As you may notice, the above model performs poorly or doesn't converge. Your job is to improve it; first in the notebook, later in the AIDO submission. This last part of the assignment consists of four sections:

**1. There are subtle, but important, bugs that have been introduced into the code above. Your job is to find them, and explain them in your `reinforcement-learning-answers.txt`. You'll want to reread the original [DQN](https://deepmind.com/research/publications/human-level-control-through-deep-reinforcement-learning) and [DDPG](https://arxiv.org/abs/1509.02971) papers in order to better understand the issue, but by answering the following subquestions (*please put the answers to these in the submission for full credit*), you'll be on the right track:**

   a) Read some literature on actor-critic methods, including the original [actor-critic](https://papers.nips.cc/paper/1786-actor-critic-algorithms.pdf) paper. What is an issue that you see related to *non-stationarity*? Define what _non-stationarity_ means in the context of machine learning and how it relates to actor-critic methods. In addition, give some hypotheses on why reinforcement learning is much more difficult (from an optimization perspective) than supervised learning, and how the answer to the previous question and this one are related.
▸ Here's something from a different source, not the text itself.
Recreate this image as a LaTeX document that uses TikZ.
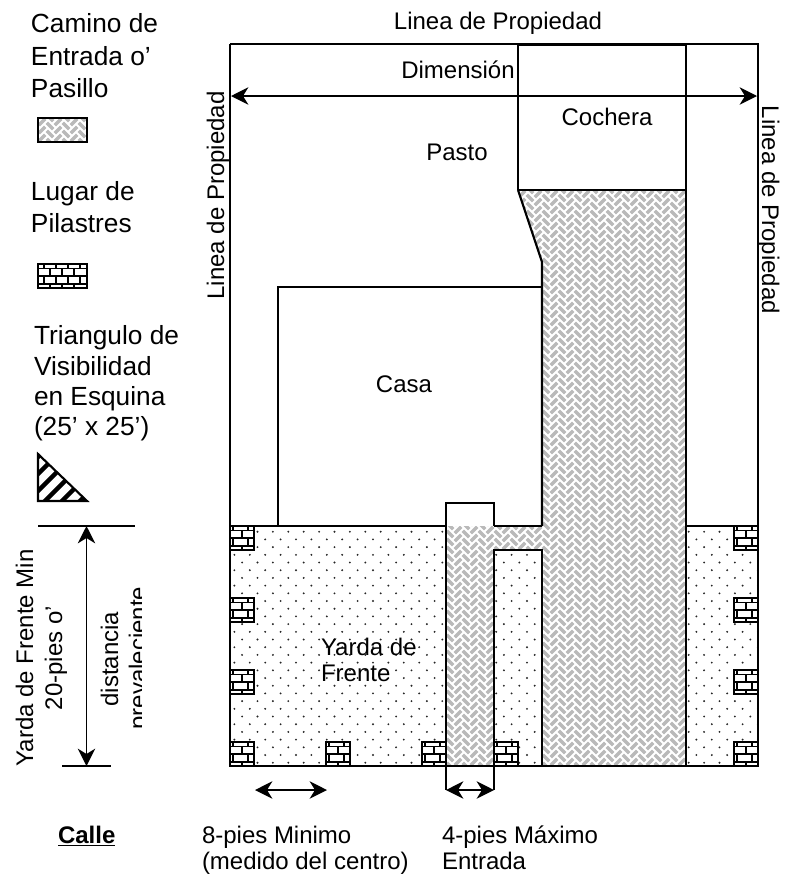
\documentclass[tikz,border=0pt]{standalone}
\usepackage{fontspec}
\setmainfont{Liberation Sans}
\usetikzlibrary{arrows.meta}
\newcommand{\txt}{\fontsize{18}{21.5}\selectfont}
\newcommand{\txtb}{\fontsize{19.7}{23}\selectfont}
\tikzset{
  px/.style={x=0.75pt,y=-0.75pt},
  lbl/.style={font=\txt,inner sep=0pt,outer sep=0pt,align=left},
  leg/.style={font=\txtb,inner sep=0pt,outer sep=0pt,align=left},
  edge/.style={draw=black,line width=1.6pt},
  thin edge/.style={draw=black,line width=1.2pt},
  dim/.style={draw=black,line width=1.3pt,{Stealth[length=13pt,width=13pt,inset=4pt]}-{Stealth[length=13pt,width=13pt,inset=4pt]}},
}
% herringbone texture inside the current clip
\newcommand{\weave}[4]{%
  \fill[white] (#1,#2) rectangle (#3,#4);
  \pgfmathtruncatemacro{\imin}{floor(#1/16)-1}\pgfmathtruncatemacro{\imax}{ceil(#3/16)+1}
  \pgfmathtruncatemacro{\jmin}{floor(#2/8)-2}\pgfmathtruncatemacro{\jmax}{ceil(#4/8)+1}
  \path[fill=gray!55,draw=white,line width=1.5pt,line join=miter]
   \foreach \i in {\imin,...,\imax}{\foreach \j in {\jmin,...,\jmax}{
     [shift={(\i*16,\j*8)}]
     (0,0) -- (8,8) -- (4,12) -- (-4,4) -- cycle
     (12,4) -- (16,8) -- (8,16) -- (4,12) -- cycle
   }};
}
\newcommand{\dotsfield}[4]{%
  \begin{scope}
  \clip (#1,#2) rectangle (#3,#4);
  \foreach \r in {-1,...,32}{
    \pgfmathsetmacro{\ry}{531.7+\r*7.7}
    \pgfmathsetmacro{\off}{mod(\r+64,2)*7.7}
    \foreach \c in {-22,...,15}{
      \pgfmathsetmacro{\dx}{442.3-\c*15.4-\off}
      \pgfmathparse{(\dx>#1-3)&&(\dx<#3+3)?1:0}
      \ifnum\pgfmathresult=1
        \fill[black!85] (\dx,\ry) circle[radius=1.05];
      \fi
    }
  }
  \end{scope}
}
\tikzset{
  pics/brick/.style={code={
    \fill[white] (0,0) rectangle (24,24);
    \draw[black,line width=1.1pt]
      (0,4.5)--(24,4.5) (0,12)--(24,12) (0,20)--(24,20)
      (3,0)--(3,4.5) (18,0)--(18,4.5)
      (12,4.5)--(12,12)
      (3,12)--(3,20) (18,12)--(18,20)
      (12,20)--(12,24);
    \draw[black,line width=1.6pt] (0,0) rectangle (24,24);
  }},
  pics/brickwide/.style={code={
    \fill[white] (0,0) rectangle (49,24);
    \draw[black,line width=1.1pt]
      (0,4.5)--(49,4.5) (0,12)--(49,12) (0,20)--(49,20)
      (6,0)--(6,4.5) (18,0)--(18,4.5) (30,0)--(30,4.5) (42,0)--(42,4.5)
      (12,4.5)--(12,12) (24,4.5)--(24,12) (36,4.5)--(36,12)
      (6,12)--(6,20) (18,12)--(18,20) (30,12)--(30,20) (42,12)--(42,20)
      (12,20)--(12,24) (24,20)--(24,24) (36,20)--(36,24);
    \draw[black,line width=1.6pt] (0,0) rectangle (49,24);
  }}
}
\begin{document}
\begin{tikzpicture}[px]
\useasboundingbox (0,0) rectangle (790,875);
\fill[white] (0,0) rectangle (790,875);

% driveway
\begin{scope}
  \clip (518,190)--(542,262)--(542,526)--(446,526)--(446,766)--(494,766)--(494,550)--(542,550)--(542,766)--(686,766)--(686,190)--cycle;
  \weave{440}{184}{692}{772}
\end{scope}

% front yard
\dotsfield{230}{526}{446}{766}
\dotsfield{494}{550}{542}{766}
\dotsfield{686}{526}{758}{766}

% bricks
\foreach \y in {526,598,670,742}{
  \pic at (230,\y) {brick};
  \pic at (734,\y) {brick};
}
\foreach \x in {326,422,494}{ \pic at (\x,742) {brick}; }

% plan outlines
\coordinate (tl) at (230,44);
\coordinate (tr) at (758,44);
\coordinate (bl) at (230,766);
\coordinate (br) at (758,766);
\draw[thin edge] (tl) -- (tr) -- (br);
\draw[thin edge] (tl) -- (bl);
\draw[edge] (bl) -- (br);
\draw[edge] (230,526) -- (446,526);
\draw[edge] (494,526) -- (542,526);
\draw[edge] (686,526) -- (758,526);
\draw[edge] (278,526) -- (278,287) -- (542,287);
\draw[edge] (518,45) -- (686,45);
\draw[thin edge] (518,45) -- (518,190) (686,45) -- (686,766);
\draw[edge] (518,190) -- (686,190);
\draw[edge] (518,190) -- (542,262) -- (542,526);
\draw[edge] (446,526) -- (446,503) -- (494,503) -- (494,526);
\draw[edge] (446,526) -- (446,766);
\draw[edge] (494,766) -- (494,550) -- (542,550) -- (542,766);

% dimension arrows
\coordinate (dl) at (231,96);
\coordinate (dr) at (757,96);
\draw[dim] (dl) -- (dr);
\coordinate (ht) at (38,526);
\coordinate (htr) at (135,526);
\coordinate (hb) at (62,766);
\coordinate (hbr) at (111,766);
\draw[edge] (ht) -- (htr);
\draw[edge] (hb) -- (hbr);
\coordinate (at) at (86.5,526);
\coordinate (ab) at (86.5,766);
\draw[dim] (at) -- (ab);
\coordinate (p1) at (255,790);
\coordinate (p2) at (327,790);
\draw[dim] (p1) -- (p2);
\coordinate (q1) at (446,790);
\coordinate (q2) at (494,790);
\draw[thin edge] (446,766) -- (q1) (494,766) -- (q2);
\draw[dim] (q1) -- (q2);

% legend swatches
\begin{scope}
  \clip (38,118) rectangle (87,142);
  \weave{30}{110}{95}{150}
\end{scope}
\draw[edge] (38,118) rectangle (87,142);
\pic at (38,264) {brickwide};
\begin{scope}
  \clip (38,454) -- (38,501) -- (87,501) -- cycle;
  \foreach \k in {495,512,529,546,563,581}{
    \draw[black,line width=3.4pt] (\k-440,440) -- (\k-540,540);
  }
\end{scope}
\draw[edge] (38,454) -- (38,501) -- (87,501) -- cycle;

% labels
\node[leg,anchor=base west] (l1) at (31,32) {Camino de};
\node[leg,anchor=base west] (l2) at (31,65) {Entrada o’};
\node[leg,anchor=base west] (l3) at (31,97) {Pasillo};
\node[leg,anchor=base west] (l4) at (31,200) {Lugar de};
\node[leg,anchor=base west] (l5) at (31,232) {Pilastres};
\node[leg,anchor=base west] (l6) at (34,344) {Triangulo de};
\node[leg,anchor=base west] (l7) at (34,375) {Visibilidad};
\node[leg,anchor=base west] (l8) at (34,405) {en Esquina};
\node[leg,anchor=base west] (l9) at (34,435) {(25’ x 25’)};

\node[lbl,anchor=base] (t1) at (498,29) {Linea de Propiedad};
\node[lbl,anchor=base] (t2) at (458,78) {Dimensión};
\node[lbl,anchor=base] (t3) at (607,125) {Cochera};
\node[lbl,anchor=base] (t4) at (457,160) {Pasto};
\node[lbl,anchor=base] (t5) at (404,392) {Casa};
\node[lbl,anchor=base west] (t6) at (321,655) {Yarda de};
\node[lbl,anchor=base west] (t7) at (321,681) {Frente};

\node[lbl,anchor=base,rotate=90] (r1) at (224,195.5) {Linea de Propiedad};
\node[lbl,anchor=base,rotate=-90] (r2) at (762,210) {Linea de Propiedad};
\node[lbl,anchor=base,rotate=90] (r3) at (33,658) {Yarda de Frente Min};
\node[lbl,anchor=base,rotate=90] (r4) at (62,658) {20-pies o’};
\begin{scope}
  \clip (90,585) rectangle (141,735);
  \node[lbl,anchor=base,rotate=90] (r5) at (118,659) {distancia};
  \node[lbl,anchor=base,rotate=90] (r6) at (146,658) {prevaleciente};
\end{scope}

\node[lbl,anchor=base west] (c0) at (58,843) {\textbf{\underline{Calle}}};
\node[lbl,anchor=base west] (c1) at (202,843) {8-pies Minimo};
\node[lbl,anchor=base west] (c2) at (202,869) {(medido del centro)};
\node[lbl,anchor=base west] (c3) at (442,843) {4-pies Máximo};
\node[lbl,anchor=base west] (c4) at (442,869) {Entrada};
\end{tikzpicture}
\end{document}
   b) What role does the replay buffer play in off-policy reinforcement learning? It's most important parameter is `max_size` - how does changing this value (answer for both increasing and decreasing trends) qualitatively affect the training of the algorithm?

   c) **Challenge Question:** Briefly, explain how automatic differentiation works. In addition, expand on the difference between a single-element tensor (that `requires_grad`) and a scalar value as it relates to automatic differentiation; when do we want to backpropogate through a single-element tensor, and when do we not? Take a close look at the code and how losses are being backpropogated. On paper or your favorite drawing software, draw out the actor-critic architecture *as described in the code*, and label how the actor and critic losses are backpropogated. On your diagram, highlight the particular loss that will cause issues with the above code, and fix it.
   
For the next section, please pick **either** the theoretical or the practical pathway. If you don't have access to the necessary compute, for the exercise, please do the theoretical portion. 
   
_Theoretical Component_ 

**2. We discussed a case study of DQN in class. The original authors used quite a few tricks to get this to work. Detail some of the following, and explain what problem they solve in training the DQN:**

a) Target Networks

b) Annealed Learning Rates

c) Replay Buffer

d) Random Exploration Period

e) Preprocessing the Image


**3. Read about either [TD3](https://arxiv.org/abs/1802.09477) or [Soft Actor Critic](https://arxiv.org/abs/1801.01290); for your choice, summarize what problems they are addressing with the standard actor-critic formulation, and how they solve them**


_Practical Component_ 

**2. [Optional - if you have access to compute] Using your analysis from the reward engineering ablation, train two agents (after you've found the bugs in DDPG) - one with the standard, `gym-duckietown` reward, and another with the parameters of your choosing. Report each set of parameters, and describe qualitatively what type of behavior the agent produces.**

If you don't have the resources to actually train these agents, instead describe what types of behaviors each reward function might prioritize.

**3. [Optional - if you have access to compute] Using the instructions [here](http://docs.duckietown.org/DT19/AIDO/out/embodied_rl.html), use the saved policy files from this notebook and submit using the template submission provided through the AIDO submission. Report your best submission number (i.e the one you'd like to be graded) in `reinforcement-learning-answers.txt`**